The information listed below is likely outdated and has been preserved for archival purposes.
Today, August 20th, is the first official day of construction on the Windsor-Essex Parkway. At 3:00 am this morning, demolition of the North Talbot Bridge began, as the first part of Phase One of the new border route.
While land acquisition and property demolition has been underway for over a year now, today is the first official day that actual construction work will start to take place.
Getting to this point has been a long process filled with studies, several designs, land purchases and property expropriation. Here is a look at how we got to where we are today:
2001: The Ontario Ministry of Transportation formed a partnership with Transport Canada, the U.S. Federal Highway Administration and the Michigan Department of Transportation to improve the movement of people and goods across the Canada-U.S. border in Southwestern Ontario/Southeast Michigan.
2005: The Partnership identified Illustrative Alternatives, including 15 possible river crossing locations in June. As part of the Detroit River International Crossing (DRIC) study, a thorough and systematic process was used to analyze and evaluate the alternatives resulting in an Area of Continued Analysis being identified in November 2005. Continued study lead to the identification of three bridge, three plaza and five access road Practical Alternatives in March 2006.
2007: A Parkway alternative for the access road was presented and a refined access road – The Windsor-Essex Parkway – was identified as the Technically and Environmentally Preferred Alternative.
May 2008: As a result of public review and comment, and extensive technical studies, the Windsor-Essex Parkway is presented by the Detroit River International Crossing (DRIC) study team as the Technically and Environmentally Preferred Alternative for the Ontario access road portion of a new proposed end-to-end border transportation system for the Windsor-Detroit Gateway.
October 2008: Notices are sent to owners whose property is required for construction of the Windsor-Essex Parkway.
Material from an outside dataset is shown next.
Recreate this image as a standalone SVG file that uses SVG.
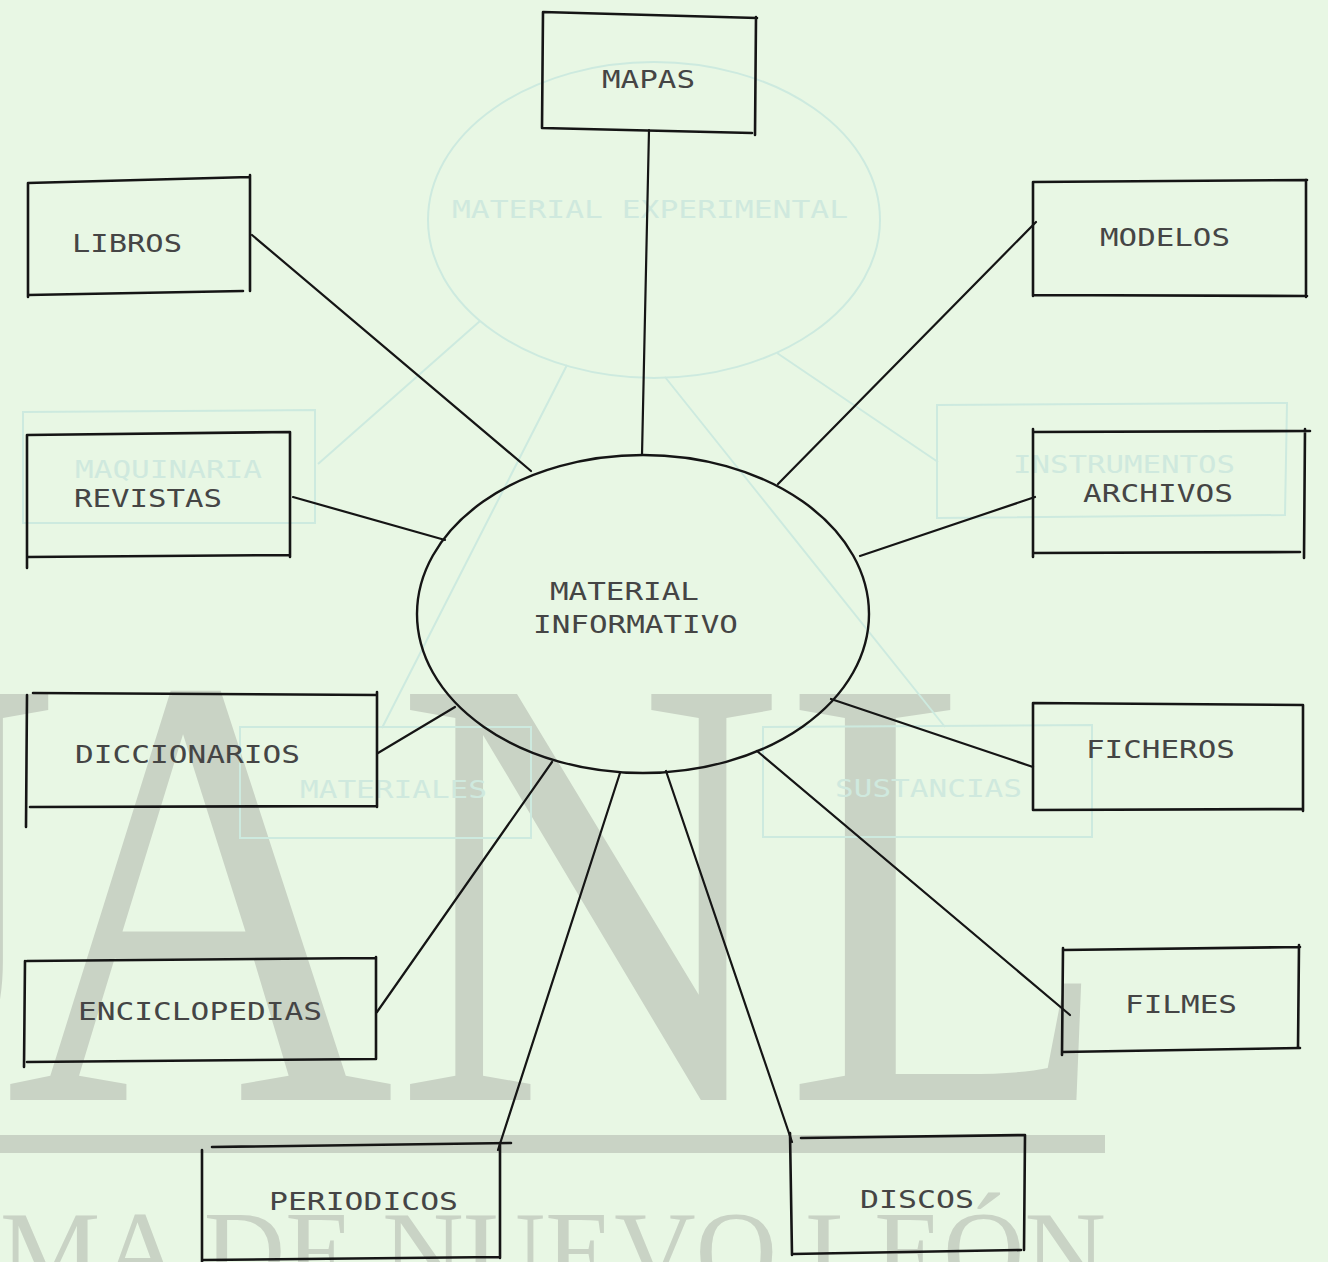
<svg xmlns="http://www.w3.org/2000/svg" width="1328" height="1262" viewBox="0 0 1328 1262">
<defs>
<style>
.bg{fill:#e8f7e4}
.wm{fill:#c9d3c5;font-family:"Liberation Serif","Times New Roman",serif}
.gh{fill:none;stroke:#cdeadf;stroke-width:2}
.ght{fill:#cfe9de;font-family:"DejaVu Sans Mono",monospace;font-size:25px}
.ln{fill:none;stroke:#151515;stroke-width:2.2;stroke-linecap:round}
.bx{fill:none;stroke:#151515;stroke-width:2.6;stroke-linecap:round}
.lb{fill:#454545;font-family:"DejaVu Sans Mono","Liberation Mono",monospace;font-size:25px}
</style>
</defs>
<rect class="bg" x="0" y="0" width="1328" height="1262"/>
<g id="watermark">
<text class="wm" transform="translate(-330,1100) scale(0.87,1)" font-size="620">U</text>
<text class="wm" transform="translate(5,1100) scale(0.87,1)" font-size="620">ANL</text>
<rect x="0" y="1135" width="1105" height="18" fill="#c9d3c5"/>
<text class="wm" x="0" y="1289" font-size="112" textLength="1106" lengthAdjust="spacingAndGlyphs">MA DE NUEVO LEÓN</text>
</g>
<g id="ghost">
<ellipse class="gh" cx="654" cy="220" rx="226" ry="158"/>
<text class="ght" x="452" y="218" textLength="396" lengthAdjust="spacingAndGlyphs">MATERIAL EXPERIMENTAL</text>
<path class="gh" d="M23,412 L315,410 L315,523 L23,523 Z"/>
<text class="ght" x="75" y="478" textLength="187" lengthAdjust="spacingAndGlyphs">MAQUINARIA</text>
<path class="gh" d="M937,405 L1287,403 L1285,515 L937,518 Z"/>
<text class="ght" x="1013" y="473" textLength="222" lengthAdjust="spacingAndGlyphs">INSTRUMENTOS</text>
<path class="gh" d="M240,727 L531,727 L531,838 L240,838 Z"/>
<text class="ght" x="300" y="798" textLength="187" lengthAdjust="spacingAndGlyphs">MATERIALES</text>
<path class="gh" d="M763,727 L1092,725 L1092,837 L763,837 Z"/>
<text class="ght" x="835" y="797" textLength="187" lengthAdjust="spacingAndGlyphs">SUSTANCIAS</text>
<path class="gh" d="M480,321 L318,464 M567,365 L382,728 M665,377 L945,727 M777,353 L938,462"/>
</g>
<g id="connectors">
<path class="ln" d="M649,130 L642,455"/>
<path class="ln" d="M252,235 L531,471"/>
<path class="ln" d="M1036,222 L778,484"/>
<path class="ln" d="M293,497 L445,540"/>
<path class="ln" d="M1035,497 L860,556"/>
<path class="ln" d="M378,753 L455,707"/>
<path class="ln" d="M1033,767 L831,699"/>
<path class="ln" d="M377,1012 L552,762"/>
<path class="ln" d="M498,1150 L620,773"/>
<path class="ln" d="M792,1142 L666,771"/>
<path class="ln" d="M1070,1015 L757,751"/>
</g>
<g id="center">
<ellipse cx="643" cy="614" rx="226" ry="159" fill="none" stroke="#151515" stroke-width="2.4"/>
<text class="lb" x="550" y="600" textLength="149" lengthAdjust="spacingAndGlyphs">MATERIAL</text>
<text class="lb" x="533" y="633" textLength="205" lengthAdjust="spacingAndGlyphs">INFORMATIVO</text>
</g>
<g id="mapas">
<path class="bx" d="M543,12 L757,18 M543,12 L542,128 M542,128 L752,133 M756,17 L755,135"/>
<text class="lb" x="602" y="88" textLength="93" lengthAdjust="spacingAndGlyphs">MAPAS</text>
</g>
<g id="libros">
<path class="bx" d="M28,183 L250,177 M28,183 L28,297 M28,295 L243,291 M250,175 L250,291"/>
<text class="lb" x="72" y="252" textLength="110" lengthAdjust="spacingAndGlyphs">LIBROS</text>
</g>
<g id="modelos">
<path class="bx" d="M1033,182 L1307,180 M1033,182 L1033,296 M1033,295 L1307,296 M1306,180 L1306,297"/>
<text class="lb" x="1100" y="246" textLength="130" lengthAdjust="spacingAndGlyphs">MODELOS</text>
</g>
<g id="revistas">
<path class="bx" d="M27,435 L290,432 M27,435 L27,568 M27,557 L290,555 M290,432 L290,557"/>
<text class="lb" x="74" y="507" textLength="148" lengthAdjust="spacingAndGlyphs">REVISTAS</text>
</g>
<g id="archivos">
<path class="bx" d="M1033,432 L1310,431 M1033,429 L1033,557 M1033,553 L1300,552 M1305,429 L1304,558"/>
<text class="lb" x="1083" y="502" textLength="150" lengthAdjust="spacingAndGlyphs">ARCHIVOS</text>
</g>
<g id="diccionarios">
<path class="bx" d="M33,693 L377,695 M27,695 L26,827 M30,807 L377,806 M377,692 L377,807"/>
<text class="lb" x="75" y="763" textLength="225" lengthAdjust="spacingAndGlyphs">DICCIONARIOS</text>
</g>
<g id="ficheros">
<path class="bx" d="M1033,703 L1303,705 M1033,703 L1033,810 M1033,810 L1302,809 M1303,705 L1303,811"/>
<text class="lb" x="1086" y="758" textLength="149" lengthAdjust="spacingAndGlyphs">FICHEROS</text>
</g>
<g id="enciclopedias">
<path class="bx" d="M27,961 L375,958 M25,961 L24,1067 M27,1062 L375,1059 M376,957 L376,1059"/>
<text class="lb" x="78" y="1020" textLength="244" lengthAdjust="spacingAndGlyphs">ENCICLOPEDIAS</text>
</g>
<g id="filmes">
<path class="bx" d="M1063,950 L1300,947 M1063,948 L1062,1055 M1062,1052 L1300,1048 M1299,945 L1298,1048"/>
<text class="lb" x="1125" y="1013" textLength="112" lengthAdjust="spacingAndGlyphs">FILMES</text>
</g>
<g id="periodicos">
<path class="bx" d="M212,1147 L511,1143 M202,1150 L202,1262 M203,1260 L500,1257 M500,1143 L500,1258"/>
<text class="lb" x="269" y="1210" textLength="189" lengthAdjust="spacingAndGlyphs">PERIODICOS</text>
</g>
<g id="discos">
<path class="bx" d="M801,1138 L1025,1135 M790,1133 L792,1255 M792,1254 L1021,1250 M1025,1135 L1024,1250"/>
<text class="lb" x="860" y="1208" textLength="114" lengthAdjust="spacingAndGlyphs">DISCOS</text>
</g>
</svg>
Once completed, the property assembly program will see the acquisition of approximately 900 properties by the Ontario Ministry of Transportation (MTO).
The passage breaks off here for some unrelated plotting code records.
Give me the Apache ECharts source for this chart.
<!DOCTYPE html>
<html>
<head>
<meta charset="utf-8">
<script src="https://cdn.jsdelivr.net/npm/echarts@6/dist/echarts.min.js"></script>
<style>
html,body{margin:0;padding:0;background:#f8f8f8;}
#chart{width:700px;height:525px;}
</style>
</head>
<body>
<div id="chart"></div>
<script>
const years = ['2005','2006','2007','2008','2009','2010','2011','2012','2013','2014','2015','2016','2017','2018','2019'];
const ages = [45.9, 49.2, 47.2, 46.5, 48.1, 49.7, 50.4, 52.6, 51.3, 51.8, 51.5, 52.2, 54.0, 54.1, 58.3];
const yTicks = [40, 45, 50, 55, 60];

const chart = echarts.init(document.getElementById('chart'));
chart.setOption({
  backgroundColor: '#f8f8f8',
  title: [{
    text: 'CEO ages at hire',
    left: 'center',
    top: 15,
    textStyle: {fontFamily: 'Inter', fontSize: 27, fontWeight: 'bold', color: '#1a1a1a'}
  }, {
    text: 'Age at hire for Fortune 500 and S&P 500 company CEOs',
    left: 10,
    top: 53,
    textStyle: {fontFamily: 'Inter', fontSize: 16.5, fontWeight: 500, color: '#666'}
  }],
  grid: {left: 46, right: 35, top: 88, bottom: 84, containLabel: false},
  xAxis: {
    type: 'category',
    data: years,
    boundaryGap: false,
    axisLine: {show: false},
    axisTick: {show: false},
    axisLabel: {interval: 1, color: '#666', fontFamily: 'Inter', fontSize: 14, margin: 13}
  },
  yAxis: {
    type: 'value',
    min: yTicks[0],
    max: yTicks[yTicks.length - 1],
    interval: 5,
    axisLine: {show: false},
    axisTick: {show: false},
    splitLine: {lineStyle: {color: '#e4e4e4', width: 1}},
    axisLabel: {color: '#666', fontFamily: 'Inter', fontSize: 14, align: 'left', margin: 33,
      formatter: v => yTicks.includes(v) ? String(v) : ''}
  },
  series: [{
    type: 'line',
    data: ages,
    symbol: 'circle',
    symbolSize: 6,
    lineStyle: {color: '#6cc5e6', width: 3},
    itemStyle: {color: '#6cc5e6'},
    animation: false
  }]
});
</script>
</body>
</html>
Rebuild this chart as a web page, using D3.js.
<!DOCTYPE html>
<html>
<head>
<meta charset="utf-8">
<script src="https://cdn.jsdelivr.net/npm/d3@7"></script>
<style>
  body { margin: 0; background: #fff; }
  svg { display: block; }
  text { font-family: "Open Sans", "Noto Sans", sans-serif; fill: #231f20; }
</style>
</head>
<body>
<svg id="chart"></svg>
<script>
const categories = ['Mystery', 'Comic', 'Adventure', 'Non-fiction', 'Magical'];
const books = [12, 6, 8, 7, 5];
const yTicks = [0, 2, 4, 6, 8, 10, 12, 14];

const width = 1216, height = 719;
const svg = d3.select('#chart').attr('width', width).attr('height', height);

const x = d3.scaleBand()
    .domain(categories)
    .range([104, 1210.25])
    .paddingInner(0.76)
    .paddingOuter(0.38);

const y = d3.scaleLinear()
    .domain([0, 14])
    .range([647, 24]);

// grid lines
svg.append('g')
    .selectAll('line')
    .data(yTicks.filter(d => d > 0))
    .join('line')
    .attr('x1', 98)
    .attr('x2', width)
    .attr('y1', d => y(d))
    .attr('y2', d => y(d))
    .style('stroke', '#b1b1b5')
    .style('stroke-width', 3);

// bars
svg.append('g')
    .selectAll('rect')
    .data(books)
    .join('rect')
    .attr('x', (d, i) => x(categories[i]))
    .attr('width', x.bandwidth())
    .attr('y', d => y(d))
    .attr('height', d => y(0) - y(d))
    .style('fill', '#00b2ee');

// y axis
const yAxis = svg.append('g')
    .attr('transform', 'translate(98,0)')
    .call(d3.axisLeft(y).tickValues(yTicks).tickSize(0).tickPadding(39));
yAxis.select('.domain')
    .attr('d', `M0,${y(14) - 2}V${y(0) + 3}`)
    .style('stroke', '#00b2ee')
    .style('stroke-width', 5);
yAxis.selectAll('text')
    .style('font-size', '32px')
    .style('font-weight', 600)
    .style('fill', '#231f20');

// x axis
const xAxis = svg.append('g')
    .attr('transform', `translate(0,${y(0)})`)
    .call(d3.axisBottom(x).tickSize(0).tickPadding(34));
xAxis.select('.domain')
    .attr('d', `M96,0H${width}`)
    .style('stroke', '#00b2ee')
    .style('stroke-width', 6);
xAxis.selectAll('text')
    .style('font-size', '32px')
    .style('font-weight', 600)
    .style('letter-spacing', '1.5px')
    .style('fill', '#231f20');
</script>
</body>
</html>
June 2009: The first step in the procurement process to identify a team to design, build, finance and maintain the Parkway begins with the issuing of the request for qualifications (RFQ). The RFQ allows Infrastructure Ontario to pre-qualify and shortlist teams who will be invited to respond to the request for proposals (RFP).
October 2009: Infrastructure Ontario announces the three companies short-listed to submit proposals to design, build, finance and maintain the Parkway.
November 2009: MTO begins the expropriation process to obtain title to remaining properties required for the Parkway. Since beginning the property acquisition process for the Parkway, the ministry’s approach—to examine each file on a case-by-case basis and deal with property owners in a fair and consistent way—is successful in acquiring approximately 900 proper ties needed for the Parkway with less than 130 properties being expropriated. The majority of expropriated properties are vacant lands.
March 2010: The 2010 demolition of buildings on properties MTO has purchased begins. Five contracts are awarded in 2010 totaling more than $1.5 million. Over 170 buildings are demolished in the footprint of the Parkway prior to the end of 2010. The companies conducting demolition are Pillette Transfer Station, Jones Group, Canadian Group of Companies, and Priestly Demolition.
November 2010: The Windsor Essex Mobility Group is announced as the preferred proponent to design, build, finance and maintain the Windsor-Essex Parkway.
March 2011: Pre-construction work including geo-technical drilling, species at risk protection, property maintenance, and surveying begin in the Parkway footprint.
July 2011: Public Information Open House #3 is held to present construction information on the Parkway for public input. More than 500 people attend the session.
August 2011: Demolition of the remaining buildings on properties required for the Parkway begins on Bethlehem Avenue. Jones Group of Windsor is completing the demolition of over 180 buildings.